── The records

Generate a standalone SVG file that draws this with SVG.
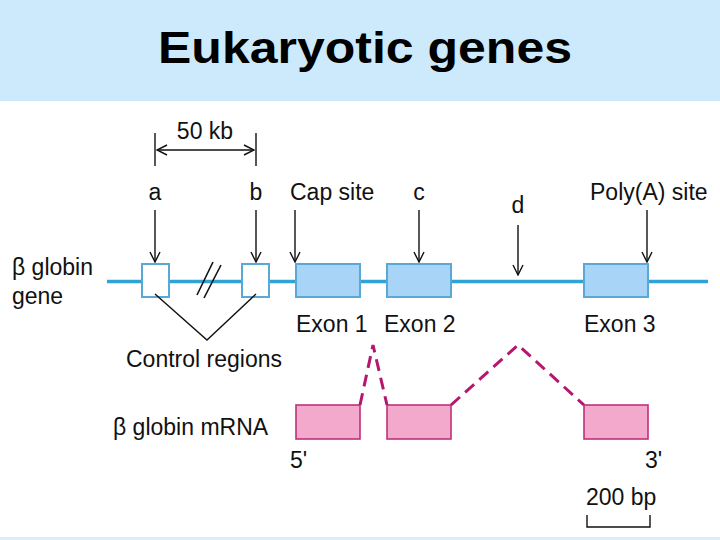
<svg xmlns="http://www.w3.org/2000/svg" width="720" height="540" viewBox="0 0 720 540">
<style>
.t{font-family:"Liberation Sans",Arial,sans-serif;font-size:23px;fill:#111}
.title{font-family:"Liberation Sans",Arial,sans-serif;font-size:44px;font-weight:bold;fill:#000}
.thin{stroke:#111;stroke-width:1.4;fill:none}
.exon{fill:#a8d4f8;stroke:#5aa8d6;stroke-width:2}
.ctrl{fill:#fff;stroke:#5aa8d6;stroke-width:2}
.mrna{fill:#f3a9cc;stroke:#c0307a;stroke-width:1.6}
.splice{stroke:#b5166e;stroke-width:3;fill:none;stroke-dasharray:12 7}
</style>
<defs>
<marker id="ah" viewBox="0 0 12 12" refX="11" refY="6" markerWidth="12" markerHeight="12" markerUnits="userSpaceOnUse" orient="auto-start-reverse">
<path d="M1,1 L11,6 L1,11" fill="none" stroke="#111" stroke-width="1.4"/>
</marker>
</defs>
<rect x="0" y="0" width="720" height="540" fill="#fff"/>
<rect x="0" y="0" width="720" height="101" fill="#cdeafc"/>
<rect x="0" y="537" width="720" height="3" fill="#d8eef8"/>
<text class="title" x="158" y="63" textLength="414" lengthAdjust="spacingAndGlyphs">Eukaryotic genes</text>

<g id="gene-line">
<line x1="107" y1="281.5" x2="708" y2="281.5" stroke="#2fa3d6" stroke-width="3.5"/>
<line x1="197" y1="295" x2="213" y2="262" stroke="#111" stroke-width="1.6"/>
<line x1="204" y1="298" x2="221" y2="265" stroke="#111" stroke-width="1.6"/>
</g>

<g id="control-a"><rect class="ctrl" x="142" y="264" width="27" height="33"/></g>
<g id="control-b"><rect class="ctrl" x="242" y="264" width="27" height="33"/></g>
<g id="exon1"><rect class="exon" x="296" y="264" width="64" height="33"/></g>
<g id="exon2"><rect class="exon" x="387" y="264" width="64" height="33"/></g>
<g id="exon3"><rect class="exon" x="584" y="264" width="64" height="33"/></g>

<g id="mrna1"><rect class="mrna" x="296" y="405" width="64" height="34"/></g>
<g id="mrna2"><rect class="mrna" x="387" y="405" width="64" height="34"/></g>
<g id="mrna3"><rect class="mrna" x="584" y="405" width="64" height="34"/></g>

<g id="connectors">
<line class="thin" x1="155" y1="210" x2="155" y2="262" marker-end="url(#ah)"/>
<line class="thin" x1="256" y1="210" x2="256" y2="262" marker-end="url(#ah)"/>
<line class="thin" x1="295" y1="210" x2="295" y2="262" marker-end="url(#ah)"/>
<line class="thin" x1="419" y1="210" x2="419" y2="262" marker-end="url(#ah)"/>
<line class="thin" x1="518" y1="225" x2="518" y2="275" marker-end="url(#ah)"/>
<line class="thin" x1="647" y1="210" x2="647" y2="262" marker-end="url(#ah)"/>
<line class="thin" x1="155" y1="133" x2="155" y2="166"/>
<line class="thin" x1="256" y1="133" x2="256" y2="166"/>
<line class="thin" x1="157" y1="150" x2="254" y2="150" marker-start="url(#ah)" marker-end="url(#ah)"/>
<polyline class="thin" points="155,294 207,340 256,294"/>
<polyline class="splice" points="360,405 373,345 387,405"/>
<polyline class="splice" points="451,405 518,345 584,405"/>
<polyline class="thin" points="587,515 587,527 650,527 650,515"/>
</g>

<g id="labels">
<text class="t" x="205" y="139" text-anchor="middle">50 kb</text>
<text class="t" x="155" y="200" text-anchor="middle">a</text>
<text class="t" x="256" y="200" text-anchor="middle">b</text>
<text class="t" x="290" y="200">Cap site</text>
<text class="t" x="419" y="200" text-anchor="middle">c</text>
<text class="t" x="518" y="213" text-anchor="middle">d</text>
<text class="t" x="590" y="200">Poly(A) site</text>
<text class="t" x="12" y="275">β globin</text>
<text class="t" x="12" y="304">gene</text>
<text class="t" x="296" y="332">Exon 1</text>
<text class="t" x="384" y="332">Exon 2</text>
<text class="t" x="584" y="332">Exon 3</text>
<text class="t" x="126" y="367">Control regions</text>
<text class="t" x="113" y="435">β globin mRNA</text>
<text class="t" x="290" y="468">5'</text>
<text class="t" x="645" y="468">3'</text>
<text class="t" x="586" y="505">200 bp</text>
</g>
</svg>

────
── The records

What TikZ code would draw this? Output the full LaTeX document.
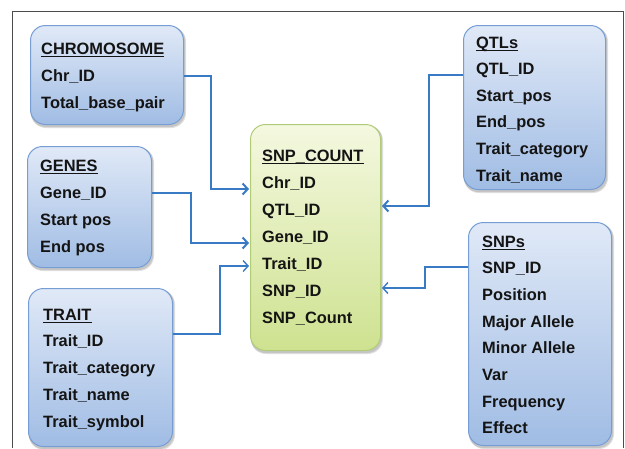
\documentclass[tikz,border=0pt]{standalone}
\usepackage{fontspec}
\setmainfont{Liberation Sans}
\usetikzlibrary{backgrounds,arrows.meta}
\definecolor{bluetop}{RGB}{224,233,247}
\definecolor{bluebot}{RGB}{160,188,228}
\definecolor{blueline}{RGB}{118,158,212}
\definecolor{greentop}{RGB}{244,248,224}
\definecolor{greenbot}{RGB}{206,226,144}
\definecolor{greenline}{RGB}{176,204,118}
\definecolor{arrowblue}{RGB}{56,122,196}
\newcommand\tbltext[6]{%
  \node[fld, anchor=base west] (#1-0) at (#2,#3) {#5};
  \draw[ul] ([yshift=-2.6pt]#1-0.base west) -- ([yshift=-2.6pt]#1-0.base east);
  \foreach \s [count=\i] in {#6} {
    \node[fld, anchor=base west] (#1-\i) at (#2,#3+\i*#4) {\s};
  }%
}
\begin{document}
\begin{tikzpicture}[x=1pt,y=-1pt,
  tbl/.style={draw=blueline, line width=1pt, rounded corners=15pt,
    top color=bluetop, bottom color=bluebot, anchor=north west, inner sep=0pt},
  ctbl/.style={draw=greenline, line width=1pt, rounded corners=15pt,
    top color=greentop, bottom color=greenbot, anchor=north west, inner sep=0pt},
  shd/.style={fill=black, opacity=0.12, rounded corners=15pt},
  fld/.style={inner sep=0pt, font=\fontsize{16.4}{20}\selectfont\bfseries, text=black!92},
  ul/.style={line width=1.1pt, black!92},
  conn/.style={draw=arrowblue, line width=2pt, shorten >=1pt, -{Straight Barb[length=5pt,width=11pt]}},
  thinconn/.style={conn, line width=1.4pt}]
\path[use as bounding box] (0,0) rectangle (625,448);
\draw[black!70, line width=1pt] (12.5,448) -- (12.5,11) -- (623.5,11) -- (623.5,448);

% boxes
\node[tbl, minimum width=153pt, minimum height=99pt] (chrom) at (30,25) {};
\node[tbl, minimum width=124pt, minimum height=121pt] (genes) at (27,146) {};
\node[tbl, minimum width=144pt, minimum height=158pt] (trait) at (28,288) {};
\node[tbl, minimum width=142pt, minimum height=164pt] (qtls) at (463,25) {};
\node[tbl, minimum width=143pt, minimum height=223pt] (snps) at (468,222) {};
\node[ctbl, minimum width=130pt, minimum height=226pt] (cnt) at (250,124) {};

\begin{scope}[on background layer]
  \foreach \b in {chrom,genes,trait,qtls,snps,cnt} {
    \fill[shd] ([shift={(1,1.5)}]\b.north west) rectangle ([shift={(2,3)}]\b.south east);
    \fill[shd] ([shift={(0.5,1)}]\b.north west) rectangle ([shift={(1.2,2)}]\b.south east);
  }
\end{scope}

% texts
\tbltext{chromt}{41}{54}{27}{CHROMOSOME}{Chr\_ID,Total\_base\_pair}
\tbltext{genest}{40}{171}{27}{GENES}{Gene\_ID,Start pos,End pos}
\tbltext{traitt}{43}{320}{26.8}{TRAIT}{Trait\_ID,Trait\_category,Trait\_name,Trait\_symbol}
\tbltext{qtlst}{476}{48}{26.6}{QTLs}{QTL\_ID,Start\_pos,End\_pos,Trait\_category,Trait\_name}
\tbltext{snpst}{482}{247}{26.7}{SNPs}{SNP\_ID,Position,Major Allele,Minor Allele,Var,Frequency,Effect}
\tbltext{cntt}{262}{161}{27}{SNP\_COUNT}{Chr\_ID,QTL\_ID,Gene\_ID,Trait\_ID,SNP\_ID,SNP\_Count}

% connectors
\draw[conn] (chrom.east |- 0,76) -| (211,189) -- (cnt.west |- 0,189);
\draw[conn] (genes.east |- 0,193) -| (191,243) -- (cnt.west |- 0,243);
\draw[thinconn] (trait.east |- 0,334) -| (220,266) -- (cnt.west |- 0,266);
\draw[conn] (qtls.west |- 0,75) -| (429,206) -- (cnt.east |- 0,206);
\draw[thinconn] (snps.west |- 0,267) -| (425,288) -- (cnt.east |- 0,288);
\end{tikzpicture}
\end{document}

────

What the task asks — Search the data for the word "standalone" and copy each line where it appears.

Solution for this problem —
Generate a standalone SVG file that draws this with SVG.
\documentclass[tikz,border=0pt]{standalone}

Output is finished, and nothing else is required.